Where a line contains the word "page", copy that line.

▶ _Code that draws figures_
# # # # #

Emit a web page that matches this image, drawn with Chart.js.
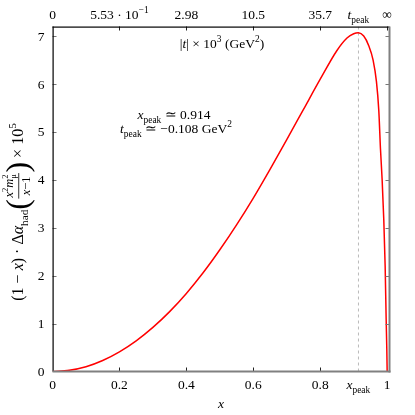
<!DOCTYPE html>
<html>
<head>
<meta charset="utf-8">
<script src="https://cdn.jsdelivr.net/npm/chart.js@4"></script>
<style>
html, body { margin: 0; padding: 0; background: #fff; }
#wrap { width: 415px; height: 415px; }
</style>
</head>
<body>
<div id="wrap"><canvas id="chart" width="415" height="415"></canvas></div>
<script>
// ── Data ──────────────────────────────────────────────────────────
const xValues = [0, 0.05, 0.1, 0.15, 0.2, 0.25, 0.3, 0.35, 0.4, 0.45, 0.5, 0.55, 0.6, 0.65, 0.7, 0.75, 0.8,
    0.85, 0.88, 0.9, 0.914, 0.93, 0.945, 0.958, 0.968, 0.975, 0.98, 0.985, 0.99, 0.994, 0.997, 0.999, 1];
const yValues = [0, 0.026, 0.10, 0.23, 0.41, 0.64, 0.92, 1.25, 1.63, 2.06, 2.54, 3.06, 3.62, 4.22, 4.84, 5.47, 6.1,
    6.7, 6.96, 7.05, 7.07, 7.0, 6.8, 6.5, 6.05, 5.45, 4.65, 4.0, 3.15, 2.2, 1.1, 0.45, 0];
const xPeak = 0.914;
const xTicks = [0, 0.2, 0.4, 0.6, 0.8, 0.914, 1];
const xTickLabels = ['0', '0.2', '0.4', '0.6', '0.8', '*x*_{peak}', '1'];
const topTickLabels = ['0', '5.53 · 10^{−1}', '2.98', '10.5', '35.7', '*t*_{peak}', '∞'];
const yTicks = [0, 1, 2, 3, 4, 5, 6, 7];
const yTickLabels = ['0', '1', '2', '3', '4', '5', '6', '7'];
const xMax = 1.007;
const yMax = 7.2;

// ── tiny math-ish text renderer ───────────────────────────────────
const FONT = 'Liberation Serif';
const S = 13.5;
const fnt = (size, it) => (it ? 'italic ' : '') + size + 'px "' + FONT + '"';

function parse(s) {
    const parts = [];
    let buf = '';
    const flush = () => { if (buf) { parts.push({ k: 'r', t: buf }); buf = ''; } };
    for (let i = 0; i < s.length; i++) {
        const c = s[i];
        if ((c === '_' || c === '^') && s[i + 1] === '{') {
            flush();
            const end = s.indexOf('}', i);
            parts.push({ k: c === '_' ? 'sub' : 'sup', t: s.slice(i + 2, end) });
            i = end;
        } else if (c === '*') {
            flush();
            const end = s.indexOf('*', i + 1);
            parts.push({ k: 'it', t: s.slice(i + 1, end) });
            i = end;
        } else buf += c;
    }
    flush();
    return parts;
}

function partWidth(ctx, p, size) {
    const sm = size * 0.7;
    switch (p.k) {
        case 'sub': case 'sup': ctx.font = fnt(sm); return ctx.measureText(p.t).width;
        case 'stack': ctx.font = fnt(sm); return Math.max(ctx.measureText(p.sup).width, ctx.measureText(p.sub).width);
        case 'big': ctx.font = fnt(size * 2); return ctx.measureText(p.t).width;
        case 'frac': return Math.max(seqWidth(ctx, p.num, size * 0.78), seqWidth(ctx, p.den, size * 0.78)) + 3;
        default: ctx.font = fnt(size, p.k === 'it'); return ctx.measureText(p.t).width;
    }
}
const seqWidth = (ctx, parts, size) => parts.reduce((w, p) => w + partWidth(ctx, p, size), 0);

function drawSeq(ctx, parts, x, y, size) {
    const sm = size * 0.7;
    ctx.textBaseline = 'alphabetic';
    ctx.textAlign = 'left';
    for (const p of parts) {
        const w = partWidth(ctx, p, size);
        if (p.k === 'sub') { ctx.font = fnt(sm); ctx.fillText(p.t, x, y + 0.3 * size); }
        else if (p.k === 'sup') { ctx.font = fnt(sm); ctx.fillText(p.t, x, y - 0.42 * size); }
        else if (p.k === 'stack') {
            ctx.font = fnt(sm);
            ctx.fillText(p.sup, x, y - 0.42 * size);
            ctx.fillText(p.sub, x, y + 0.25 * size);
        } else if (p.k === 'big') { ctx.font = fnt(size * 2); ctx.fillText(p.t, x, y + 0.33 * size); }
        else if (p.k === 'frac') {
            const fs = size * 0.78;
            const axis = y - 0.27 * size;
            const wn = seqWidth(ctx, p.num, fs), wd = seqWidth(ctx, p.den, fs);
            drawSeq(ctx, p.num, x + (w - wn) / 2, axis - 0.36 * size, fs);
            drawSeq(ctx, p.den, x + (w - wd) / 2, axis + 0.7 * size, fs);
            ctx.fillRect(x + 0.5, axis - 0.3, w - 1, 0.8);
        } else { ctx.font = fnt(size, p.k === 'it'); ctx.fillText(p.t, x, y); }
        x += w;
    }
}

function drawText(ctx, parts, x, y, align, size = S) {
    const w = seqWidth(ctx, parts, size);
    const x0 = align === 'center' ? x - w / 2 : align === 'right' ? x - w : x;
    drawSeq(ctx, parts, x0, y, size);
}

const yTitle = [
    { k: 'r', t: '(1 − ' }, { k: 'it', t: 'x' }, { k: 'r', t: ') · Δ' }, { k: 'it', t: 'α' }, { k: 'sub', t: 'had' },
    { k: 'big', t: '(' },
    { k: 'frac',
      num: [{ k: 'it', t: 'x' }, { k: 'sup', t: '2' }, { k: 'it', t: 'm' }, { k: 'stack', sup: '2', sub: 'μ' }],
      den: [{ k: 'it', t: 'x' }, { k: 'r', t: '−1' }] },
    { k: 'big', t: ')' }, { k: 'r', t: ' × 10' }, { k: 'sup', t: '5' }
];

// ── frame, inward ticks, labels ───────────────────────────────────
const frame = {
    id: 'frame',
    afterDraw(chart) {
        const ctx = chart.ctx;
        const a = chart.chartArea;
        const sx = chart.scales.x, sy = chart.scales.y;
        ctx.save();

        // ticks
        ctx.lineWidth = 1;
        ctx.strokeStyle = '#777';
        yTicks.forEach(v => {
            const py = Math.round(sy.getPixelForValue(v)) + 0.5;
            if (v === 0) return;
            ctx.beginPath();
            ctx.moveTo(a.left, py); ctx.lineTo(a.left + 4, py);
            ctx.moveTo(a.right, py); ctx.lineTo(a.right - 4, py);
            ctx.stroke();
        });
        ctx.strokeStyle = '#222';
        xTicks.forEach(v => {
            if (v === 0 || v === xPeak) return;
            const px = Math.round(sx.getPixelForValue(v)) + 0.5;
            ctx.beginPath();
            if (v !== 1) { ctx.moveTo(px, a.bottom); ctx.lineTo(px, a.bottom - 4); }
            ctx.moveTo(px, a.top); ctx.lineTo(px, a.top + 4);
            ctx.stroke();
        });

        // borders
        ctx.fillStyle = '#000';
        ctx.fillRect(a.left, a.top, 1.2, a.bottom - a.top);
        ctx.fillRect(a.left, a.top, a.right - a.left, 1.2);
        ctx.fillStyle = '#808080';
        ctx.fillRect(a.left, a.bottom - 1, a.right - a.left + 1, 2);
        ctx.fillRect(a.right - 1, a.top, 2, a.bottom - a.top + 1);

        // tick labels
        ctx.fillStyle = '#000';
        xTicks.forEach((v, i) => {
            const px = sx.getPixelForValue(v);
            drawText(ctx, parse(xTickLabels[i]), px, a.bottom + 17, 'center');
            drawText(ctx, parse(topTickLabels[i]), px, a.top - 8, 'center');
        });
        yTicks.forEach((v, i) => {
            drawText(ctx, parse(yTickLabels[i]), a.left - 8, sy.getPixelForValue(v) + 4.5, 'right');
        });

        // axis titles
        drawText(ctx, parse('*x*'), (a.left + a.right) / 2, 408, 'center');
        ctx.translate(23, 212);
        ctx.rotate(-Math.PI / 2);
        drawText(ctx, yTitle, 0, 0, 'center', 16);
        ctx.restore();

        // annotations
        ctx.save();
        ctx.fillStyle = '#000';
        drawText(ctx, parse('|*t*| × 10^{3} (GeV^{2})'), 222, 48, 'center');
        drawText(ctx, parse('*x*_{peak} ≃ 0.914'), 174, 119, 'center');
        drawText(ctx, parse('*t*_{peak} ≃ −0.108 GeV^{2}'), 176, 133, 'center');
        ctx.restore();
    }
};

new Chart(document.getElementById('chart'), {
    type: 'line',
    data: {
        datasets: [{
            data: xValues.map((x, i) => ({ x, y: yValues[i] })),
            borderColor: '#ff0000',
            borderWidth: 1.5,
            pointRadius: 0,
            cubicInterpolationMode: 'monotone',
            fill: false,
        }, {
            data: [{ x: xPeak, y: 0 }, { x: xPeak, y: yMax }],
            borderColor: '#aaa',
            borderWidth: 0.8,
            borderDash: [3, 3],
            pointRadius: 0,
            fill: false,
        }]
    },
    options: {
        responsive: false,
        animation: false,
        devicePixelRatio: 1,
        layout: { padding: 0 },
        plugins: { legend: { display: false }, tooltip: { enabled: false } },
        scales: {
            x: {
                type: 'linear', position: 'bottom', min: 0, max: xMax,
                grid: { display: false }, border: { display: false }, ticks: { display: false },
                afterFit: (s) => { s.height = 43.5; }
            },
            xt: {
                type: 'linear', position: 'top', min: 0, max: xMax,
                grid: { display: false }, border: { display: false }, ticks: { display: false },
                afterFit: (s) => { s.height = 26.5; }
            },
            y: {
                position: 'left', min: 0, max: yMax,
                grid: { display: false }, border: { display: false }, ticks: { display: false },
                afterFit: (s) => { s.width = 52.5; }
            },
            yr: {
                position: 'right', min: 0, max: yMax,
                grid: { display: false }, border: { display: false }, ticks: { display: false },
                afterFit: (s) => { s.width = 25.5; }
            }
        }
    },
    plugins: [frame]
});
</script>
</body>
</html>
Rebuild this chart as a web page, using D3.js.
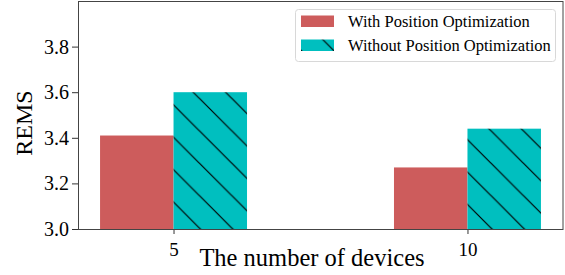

# # # # #

▶ _Task solution_
Emit a web page that matches this image, drawn with Chart.js.
Rebuild this chart as a web page, using D3.js.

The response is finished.